После того, как мама покинула нас, отец очень сильно сдал. Он замкнулся, стал молчаливым, а потом и вовсе начал стремительно худеть. Он стал частенько отказываться от еды, а под глазами у него появились тёмные мешки, волосы побелели совсем, и сейчас уже ничто не напоминало того пышущего жизнью и здоровьем весельчака, каким Ирума Лотта, мой отец, был когда-то.

Я отчаянно гнала от себя назойливый голосок разума, нашёптывающий, что уж очень эти симптомы смахивают на те, что были у мамы незадолго до её ухода.

– Матиас рассказал мне всё, – голос отца был скрипучим и похожим на потрескивание сосновых поленьев в печке, – О том, как новый император вышвырнул вас из дворца, не дав своего благословения.

На меня навалилась безнадега.

Отец был так рад предстоящей свадьбе… говорить как есть значило еще больше выбивать у него из-под ног землю.

– Все очень сложно, – дрогнувшим голосом ответила я, так и не решившись сказать ему всю правду.

– То есть, вы получили его благословение? – по-своему растолковал мой ответ отец и на его лице появилась такая яркая надежда, что у меня сердце защемило от боли.

– Не совсем, но…

– Тогда, все остальное уже не важно, – вздохнул он, враз сгорбившись и опустив голову.

– Не переживай так, пап, – кинулась к нему я, чтобы присесть рядом и приобнять за плечи, – Мы с Матиасом что-нибудь обязательно придумаем.
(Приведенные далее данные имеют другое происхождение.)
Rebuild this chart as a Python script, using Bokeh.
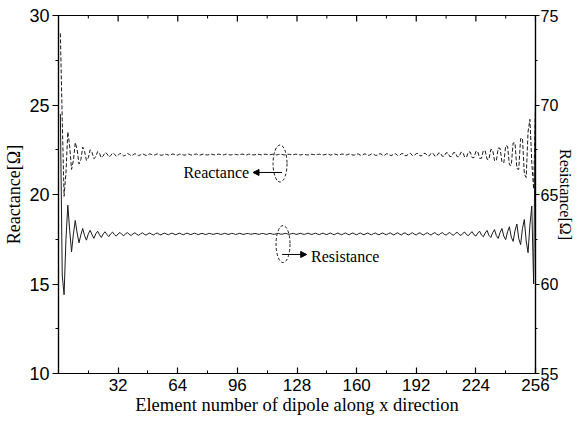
import math
from bokeh.plotting import figure
from bokeh.models import Range1d, LinearAxis, FixedTicker, Label, Arrow, NormalHead
from bokeh.embed import file_html
from bokeh.resources import INLINE

element = list(range(1, 257))

reactance = [
    29.0, 24.2, 19.9, 21.2, 23.5, 22.7, 21.4, 21.9, 22.9, 22.5, 21.7, 21.95, 22.65, 22.4, 21.9, 22.05,
    22.5, 22.35, 22.0, 22.1, 22.4, 22.3, 22.05, 22.15, 22.35, 22.28, 22.1, 22.17, 22.32, 22.26, 22.13, 22.19,
    22.3, 22.25, 22.15, 22.2, 22.29, 22.24, 22.16, 22.21, 22.28, 22.23, 22.17, 22.22, 22.28, 22.23, 22.18, 22.22,
    22.27, 22.23, 22.19, 22.22, 22.27, 22.24, 22.19, 22.21, 22.26, 22.24, 22.2, 22.21, 22.26, 22.25, 22.2, 22.2,
    22.25, 22.25, 22.21, 22.2, 22.25, 22.26, 22.21, 22.2, 22.24, 22.26, 22.22, 22.2, 22.24, 22.26, 22.22, 22.21,
    22.23, 22.26, 22.23, 22.21, 22.23, 22.26, 22.23, 22.21, 22.22, 22.26, 22.24, 22.21, 22.22, 22.25, 22.24, 22.22,
    22.21, 22.25, 22.25, 22.22, 22.21, 22.25, 22.25, 22.22, 22.21, 22.24, 22.25, 22.23, 22.21, 22.24, 22.25, 22.23,
    22.21, 22.23, 22.25, 22.24, 22.21, 22.23, 22.25, 22.24, 22.21, 22.22, 22.25, 22.24, 22.22, 22.22, 22.25, 22.25,
    22.22, 22.21, 22.24, 22.25, 22.22, 22.21, 22.24, 22.25, 22.23, 22.21, 22.24, 22.25, 22.23, 22.21, 22.23, 22.26,
    22.24, 22.2, 22.23, 22.26, 22.24, 22.2, 22.22, 22.26, 22.25, 22.2, 22.22, 22.26, 22.25, 22.2, 22.21, 22.26,
    22.26, 22.2, 22.2, 22.26, 22.26, 22.19, 22.2, 22.27, 22.26, 22.19, 22.19, 22.27, 22.27, 22.19, 22.19, 22.27,
    22.27, 22.18, 22.19, 22.28, 22.27, 22.18, 22.18, 22.28, 22.28, 22.17, 22.18, 22.28, 22.29, 22.17, 22.17, 22.29,
    22.29, 22.16, 22.17, 22.3, 22.29, 22.15, 22.16, 22.31, 22.3, 22.14, 22.15, 22.32, 22.31, 22.13, 22.14, 22.33,
    22.32, 22.12, 22.13, 22.34, 22.33, 22.11, 22.11, 22.36, 22.35, 22.09, 22.09, 22.38, 22.37, 22.06, 22.06, 22.41,
    22.4, 22.02, 22.02, 22.45, 22.44, 21.97, 21.96, 22.51, 22.5, 21.9, 21.88, 22.6, 22.58, 21.8, 21.77, 22.72,
    22.7, 21.66, 21.62, 22.88, 22.88, 21.45, 21.4, 23.12, 23.15, 21.15, 20.95, 23.5, 24.2, 21.8, 20.3, 24.9,
]

resistance = [
    69.5, 60.5, 59.4, 62.5, 64.4, 63.0, 61.8, 62.8, 63.55, 62.85, 62.3, 62.75, 63.1, 62.7, 62.45, 62.8,
    63.0, 62.75, 62.55, 62.8, 62.95, 62.75, 62.6, 62.8, 62.92, 62.76, 62.65, 62.8, 62.9, 62.76, 62.68, 62.8,
    62.88, 62.77, 62.7, 62.8, 62.87, 62.77, 62.71, 62.8, 62.86, 62.78, 62.72, 62.8, 62.86, 62.78, 62.73, 62.8,
    62.85, 62.78, 62.74, 62.81, 62.85, 62.78, 62.74, 62.81, 62.84, 62.79, 62.75, 62.81, 62.84, 62.79, 62.75, 62.81,
    62.84, 62.79, 62.75, 62.8, 62.84, 62.8, 62.76, 62.8, 62.84, 62.8, 62.76, 62.8, 62.83, 62.8, 62.76, 62.8,
    62.83, 62.8, 62.77, 62.8, 62.83, 62.81, 62.77, 62.79, 62.83, 62.81, 62.77, 62.79, 62.83, 62.81, 62.77, 62.79,
    62.83, 62.81, 62.77, 62.79, 62.82, 62.82, 62.78, 62.79, 62.82, 62.82, 62.78, 62.78, 62.82, 62.82, 62.78, 62.78,
    62.82, 62.82, 62.78, 62.78, 62.81, 62.83, 62.79, 62.78, 62.81, 62.83, 62.79, 62.78, 62.81, 62.83, 62.79, 62.77,
    62.81, 62.83, 62.79, 62.77, 62.81, 62.84, 62.79, 62.77, 62.81, 62.84, 62.79, 62.76, 62.81, 62.84, 62.79, 62.76,
    62.81, 62.85, 62.79, 62.75, 62.81, 62.85, 62.79, 62.75, 62.81, 62.85, 62.79, 62.75, 62.81, 62.85, 62.79, 62.75,
    62.81, 62.85, 62.79, 62.75, 62.81, 62.85, 62.79, 62.75, 62.81, 62.85, 62.79, 62.75, 62.81, 62.85, 62.79, 62.75,
    62.81, 62.86, 62.79, 62.74, 62.81, 62.86, 62.79, 62.74, 62.82, 62.86, 62.78, 62.74, 62.82, 62.86, 62.78, 62.74,
    62.82, 62.86, 62.78, 62.74, 62.82, 62.86, 62.78, 62.74, 62.82, 62.87, 62.78, 62.73, 62.82, 62.87, 62.78, 62.73,
    62.82, 62.88, 62.77, 62.72, 62.83, 62.89, 62.77, 62.71, 62.83, 62.9, 62.76, 62.7, 62.83, 62.92, 62.75, 62.68,
    62.84, 62.95, 62.74, 62.64, 62.85, 62.99, 62.72, 62.6, 62.86, 63.04, 62.7, 62.55, 62.88, 63.1, 62.67, 62.48,
    62.92, 63.2, 62.62, 62.38, 62.98, 63.35, 62.55, 62.2, 63.1, 63.6, 62.4, 61.75, 63.3, 64.35, 60.0, 70.8,
]

x_ticks = [32, 64, 96, 128, 160, 192, 224, 256]
x_minor = [16, 48, 80, 112, 144, 176, 208, 240]
left_ticks = [10, 15, 20, 25, 30]
left_minor = [12.5, 17.5, 22.5, 27.5]
right_ticks = [55, 60, 65, 70, 75]
right_minor = [57.5, 62.5, 67.5, 72.5]

SANS = "Liberation Sans"
SERIF = "Liberation Serif"
INK = "#1a1a1a"

p = figure(width=577, height=422, x_range=Range1d(0, 256), y_range=Range1d(10, 30),
           output_backend="svg", toolbar_location=None,
           min_border_left=58, min_border_right=41, min_border_top=15, min_border_bottom=49)
p.extra_y_ranges = {"res": Range1d(55, 75)}
p.grid.visible = False
p.outline_line_color = "black"
p.outline_line_width = 1.2
p.background_fill_color = "white"
p.border_fill_color = "white"


def style_axis(ax, ticks, minor, t_in, t_out, size="17px"):
    ax.ticker = FixedTicker(ticks=ticks, minor_ticks=minor)
    ax.axis_line_color = "black"
    ax.axis_line_width = 1.2
    ax.major_tick_line_color = "black"
    ax.minor_tick_line_color = "black"
    ax.major_tick_line_width = 1.2
    ax.minor_tick_line_width = 1
    ax.major_tick_in = t_in
    ax.major_tick_out = t_out
    ax.minor_tick_in = t_in // 2 if t_in else 0
    ax.minor_tick_out = t_out // 2 if t_out else 0
    ax.major_label_text_font = SANS
    ax.major_label_text_font_size = size
    ax.major_label_text_color = "black"
    ax.axis_label_text_font = SERIF
    ax.axis_label_text_font_style = "normal"
    ax.axis_label_text_font_size = "17px"
    ax.axis_label_text_color = "black"


xb = p.xaxis[0]
style_axis(xb, x_ticks, x_minor, 6, 0)
xb.major_label_standoff = 5
xb.axis_label = "Element number of dipole along x direction"
xb.axis_label_text_font_size = "18.5px"
xb.axis_label_standoff = 1

yl = p.yaxis[0]
style_axis(yl, left_ticks, left_minor, 0, 6, size="18px")
yl.axis_label = "Reactance[Ω]"
yl.axis_label_text_font_size = "18px"
yl.major_label_standoff = 3
yl.axis_label_standoff = 2

yr = LinearAxis(y_range_name="res")
style_axis(yr, right_ticks, right_minor, 0, 4, size="16px")
yr.major_label_standoff = 1
yr.axis_label = "Resistance[Ω]"
yr.axis_label_text_font_size = "16px"
yr.axis_label_standoff = -4
p.add_layout(yr, "right")

# inward ticks along the top edge (mirror of the bottom axis)
top_len_major = 6 / 17.9
top_len_minor = 3 / 17.9
p.segment(x0=x_ticks, y0=[30] * len(x_ticks), x1=x_ticks, y1=[30 - top_len_major] * len(x_ticks),
          line_color="black", line_width=1.2)
p.segment(x0=x_minor, y0=[30] * len(x_minor), x1=x_minor, y1=[30 - top_len_minor] * len(x_minor),
          line_color="black", line_width=1)

# curves
p.line(element, reactance, line_color=INK, line_width=1, line_dash="4 2")
p.line(element, resistance, line_color=INK, line_width=1, y_range_name="res")

# annotations
p.ellipse(x=[118.9], y=[21.73], width=[7.5], height=[2.07], fill_alpha=0,
          line_color=INK, line_width=1, line_dash="3 2")
p.ellipse(x=[120.5], y=[17.23], width=[7.5], height=[2.07], fill_alpha=0,
          line_color=INK, line_width=1, line_dash="3 2")
p.add_layout(Arrow(end=NormalHead(size=6, fill_color="black", line_color="black"),
                   x_start=120, y_start=21.23, x_end=104.4, y_end=21.23,
                   line_color="black", line_width=1))
p.add_layout(Arrow(end=NormalHead(size=6, fill_color="black", line_color="black"),
                   x_start=120, y_start=16.65, x_end=133.2, y_end=16.65,
                   line_color="black", line_width=1))
p.add_layout(Label(x=102.3, y=21.23, text="Reactance", text_align="right",
                   text_baseline="middle", text_font=SERIF, text_font_size="16px",
                   text_color="black"))
p.add_layout(Label(x=135.5, y=16.55, text="Resistance", text_align="left",
                   text_baseline="middle", text_font=SERIF, text_font_size="16px",
                   text_color="black"))

open("out.html", "w").write(file_html(p, INLINE))
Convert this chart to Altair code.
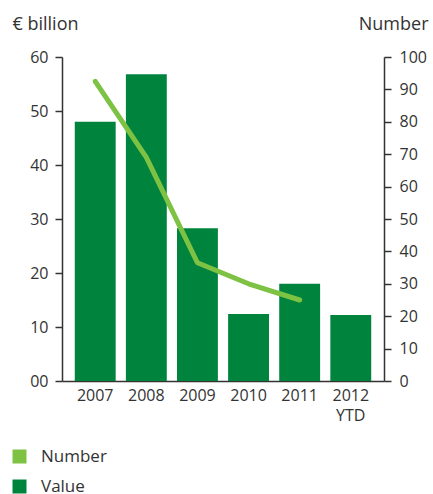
import altair as alt
import pandas as pd

years = ["2007", "2008", "2009", "2010", "2011", "2012 YTD"]
value_bn = [48.0, 56.8, 28.3, 12.4, 18.0, 12.2]
number = [92.5, 69.0, 36.5, 30.0, 25.0, None]

df = pd.DataFrame({"year": years, "value": value_bn, "number": number})
df["series"] = "Value"

DARK = "#00833D"
LIGHT = "#7DC243"
TXT = "#333333"
FONT = "Open Sans"

x_enc = alt.X(
    "year:N",
    sort=years,
    title=None,
    scale=alt.Scale(paddingInner=0.2, paddingOuter=0.25),
    axis=alt.Axis(
        labelAngle=0,
        labelExpr="split(datum.label, ' ')",
        ticks=False,
        domainColor=TXT,
        domainWidth=1.5,
        labelPadding=6,
        labelFontSize=16,
        labelLineHeight=20,
        labelColor=TXT,
        labelFont=FONT,
    ),
)

bars = alt.Chart(df).mark_bar(color=DARK).encode(
    x=x_enc,
    y=alt.Y(
        "value:Q",
        scale=alt.Scale(domain=[0, 60], nice=False),
        axis=alt.Axis(
            values=[0, 10, 20, 30, 40, 50, 60],
            labelExpr="datum.value == 0 ? '00' : datum.label",
            title="€ billion",
            titleAngle=0,
            titleAlign="left",
            titleBaseline="alphabetic",
            titleX=-50,
            titleY=-28,
            titleFontSize=18,
            titleFontWeight="normal",
            titleColor=TXT,
            titleFont=FONT,
            grid=False,
            domainColor=TXT,
            domainWidth=1.5,
            tickColor=TXT,
            tickWidth=1.5,
            tickSize=7,
            labelPadding=7,
            labelFontSize=16,
            labelColor=TXT,
            labelFont=FONT,
        ),
    ),
    color=alt.Color(
        "series:N",
        scale=alt.Scale(domain=["Number", "Value"], range=[LIGHT, DARK]),
        legend=alt.Legend(
            title=None,
            orient="none",
            legendX=-51,
            legendY=391,
            direction="vertical",
            symbolType="square",
            symbolSize=196,
            symbolStrokeWidth=0,
            labelFontSize=17,
            labelColor=TXT,
            labelFont=FONT,
            labelOffset=13,
            rowPadding=12,
            padding=0,
        ),
    ),
)

line = alt.Chart(df).mark_line(
    color=LIGHT, strokeWidth=5, strokeCap="round", strokeJoin="round"
).encode(
    x=alt.X("year:N", sort=years),
    y=alt.Y(
        "number:Q",
        scale=alt.Scale(domain=[0, 100], nice=False),
        axis=alt.Axis(
            orient="right",
            values=list(range(0, 101, 10)),
            title="Number",
            titleAngle=0,
            titleAlign="right",
            titleBaseline="alphabetic",
            titleX=44,
            titleY=-28,
            titleFontSize=18,
            titleFontWeight="normal",
            titleColor=TXT,
            titleFont=FONT,
            grid=False,
            domainColor=TXT,
            domainWidth=1.5,
            tickColor=TXT,
            tickWidth=1.5,
            tickSize=7,
            labelPadding=8,
            labelFontSize=16,
            labelColor=TXT,
            labelFont=FONT,
        ),
    ),
)

chart = (
    alt.layer(bars, line)
    .resolve_scale(y="independent")
    .properties(
        width=322,
        height=324,
        autosize=alt.AutoSizeParams(type="none"),
        padding={"left": 62, "top": 57, "right": 49, "bottom": 113},
    )
    .configure_view(strokeWidth=0)
)

chart.save("out.html", embed_options={"renderer": "svg", "actions": False})
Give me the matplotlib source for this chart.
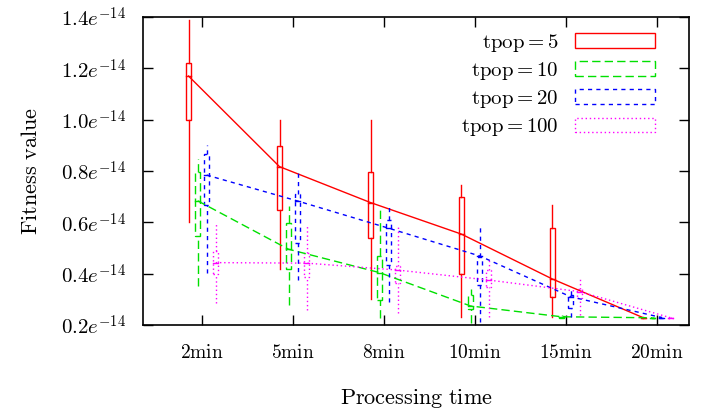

Матиас сказал, что у него есть план.

Отец положил свою теплую жилистую руку поверх моей и тихонечко сжал ее.

– Спасибо, что пытаешься подбодрить меня. Но вряд ли это возможно, если император против.

– Но это правда…

Я хотела рассказать, как своими глазами видела, что Матиас разговаривал наедине с советником и тот даже выглядел как минимум заинтересованным в предложении моего жениха. Но, вспомнив об этом разговоре, я тут же вспомнила о самом главном. О том, о чем хотела расспросить его всю дорогу до дома.

– Папа, с тобой что-то случилось? Тебе плохо?

Отец поднял на меня подозрительный взгляд и настороженно спросил.

– А почему ты спрашиваешь, энкели?

Глядя в его глаза, пронизанные красными жилками от постоянного напряжения, я просто не могла соврать. А потому, сказала все как есть.

– От Матиаса я услышала, что тебе недолго осталось. Папа, о чем он говорил?

От меня не ускользнуло то, что на лице отца промелькнула сначала гримаса раздражения, а потом и безысходности. Тяжело вздохнув и отпустив мою руку, он кивнул.

– Я просил его не рассказывать об этом никому, особенно тебе, но… видимо, больше скрывать это не имеет смысла.

Сердце моментально остановилось и полетело вниз увесистым камнем.

– Не имеет смысл скрывать что? Папа, объясни…

– Кажется, меня коснулась та же болезнь, что унесла жизнь твоей матери, моей дорогой Аннели.

Теперь уже я почувствовала как меня поглотила волна отчаяния и обреченности.

Нет! Не возможно! Этого просто не может быть!

Я не могу потерять еще и отца… особенно после того, как мы все едва смогли прийти в себя после смерти мамы.

Но страшная правда в том, что я и сама в глубине души знала, что это может случиться. Не смотря на то, что отец постоянно отмахивался от своих болячек, говорил, что они от долгой работы и ему только стоит хорошо отдохнуть… я где-то в самой дальней глубине себя понимала, что это может оказаться чем-то гораздо более серьезным.

И сейчас, наконец, страшная правда прорвалась наружу, затопив меня болью и скорбью. До последнего я надеялась, что болезнь, которая унесла жизнь мамы окажется не заразной… но только что все мои надежды превратились в пыль.

– Аурелия знает? – дрожащим голосом, едва сдерживая рвущиеся наружу слезы, спросила я.